--- begin Listed records ---

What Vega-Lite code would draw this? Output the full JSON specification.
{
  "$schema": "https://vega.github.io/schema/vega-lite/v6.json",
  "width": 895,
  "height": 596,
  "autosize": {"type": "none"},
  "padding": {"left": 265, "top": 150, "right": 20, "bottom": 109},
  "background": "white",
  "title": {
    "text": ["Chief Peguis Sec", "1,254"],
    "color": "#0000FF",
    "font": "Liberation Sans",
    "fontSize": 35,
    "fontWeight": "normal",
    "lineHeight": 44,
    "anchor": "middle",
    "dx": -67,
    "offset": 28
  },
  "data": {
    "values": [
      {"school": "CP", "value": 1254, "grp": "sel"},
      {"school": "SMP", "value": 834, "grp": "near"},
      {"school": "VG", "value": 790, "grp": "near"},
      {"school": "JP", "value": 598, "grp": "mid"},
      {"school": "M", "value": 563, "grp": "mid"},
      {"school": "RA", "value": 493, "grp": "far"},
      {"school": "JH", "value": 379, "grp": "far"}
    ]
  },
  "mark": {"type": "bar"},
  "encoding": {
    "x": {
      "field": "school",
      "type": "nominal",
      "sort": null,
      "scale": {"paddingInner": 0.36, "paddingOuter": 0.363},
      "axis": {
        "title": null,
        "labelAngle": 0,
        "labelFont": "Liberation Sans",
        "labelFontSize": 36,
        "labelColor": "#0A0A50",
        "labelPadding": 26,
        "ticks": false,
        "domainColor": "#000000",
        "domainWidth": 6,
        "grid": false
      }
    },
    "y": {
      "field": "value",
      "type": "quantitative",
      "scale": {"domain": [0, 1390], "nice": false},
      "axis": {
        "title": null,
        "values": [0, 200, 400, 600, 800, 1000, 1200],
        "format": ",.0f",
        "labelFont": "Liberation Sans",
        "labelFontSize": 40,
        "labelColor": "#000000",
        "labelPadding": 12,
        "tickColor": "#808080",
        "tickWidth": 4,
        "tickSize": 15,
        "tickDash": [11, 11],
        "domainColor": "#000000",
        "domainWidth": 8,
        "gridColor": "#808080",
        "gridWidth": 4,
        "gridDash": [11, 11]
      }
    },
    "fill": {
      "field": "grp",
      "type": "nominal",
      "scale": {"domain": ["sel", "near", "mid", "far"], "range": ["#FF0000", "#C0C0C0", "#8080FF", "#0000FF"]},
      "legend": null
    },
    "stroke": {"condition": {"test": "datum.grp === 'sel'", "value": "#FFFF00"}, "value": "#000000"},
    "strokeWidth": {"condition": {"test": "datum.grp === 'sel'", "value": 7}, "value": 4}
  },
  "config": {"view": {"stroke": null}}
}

--- end Listed records ---
--- begin Listed records ---

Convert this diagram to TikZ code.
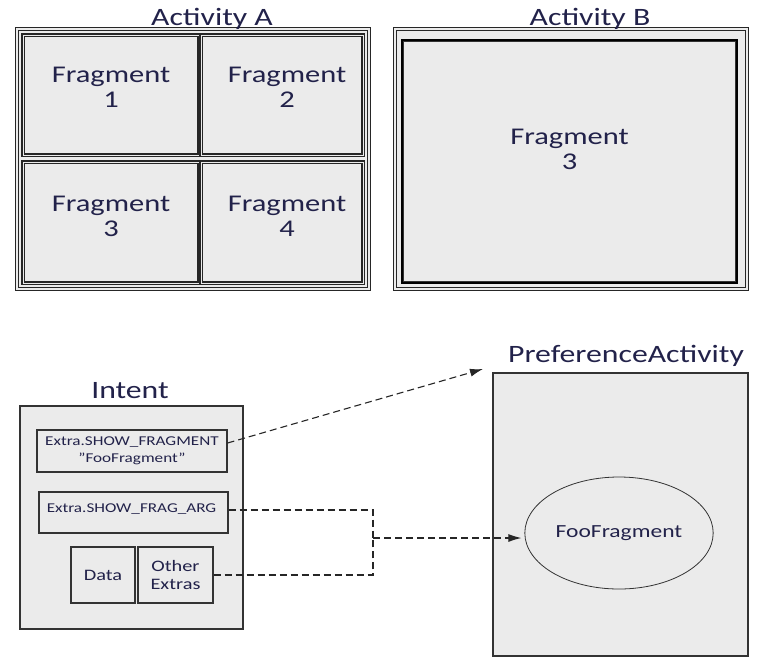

--- end Listed records ---

■ **Goal**: Where a line of the material above holds the string "code", copy that line.

■ **Answer for this exercise**:
What Vega-Lite code would draw this? Output the full JSON specification.
Convert this diagram to TikZ code.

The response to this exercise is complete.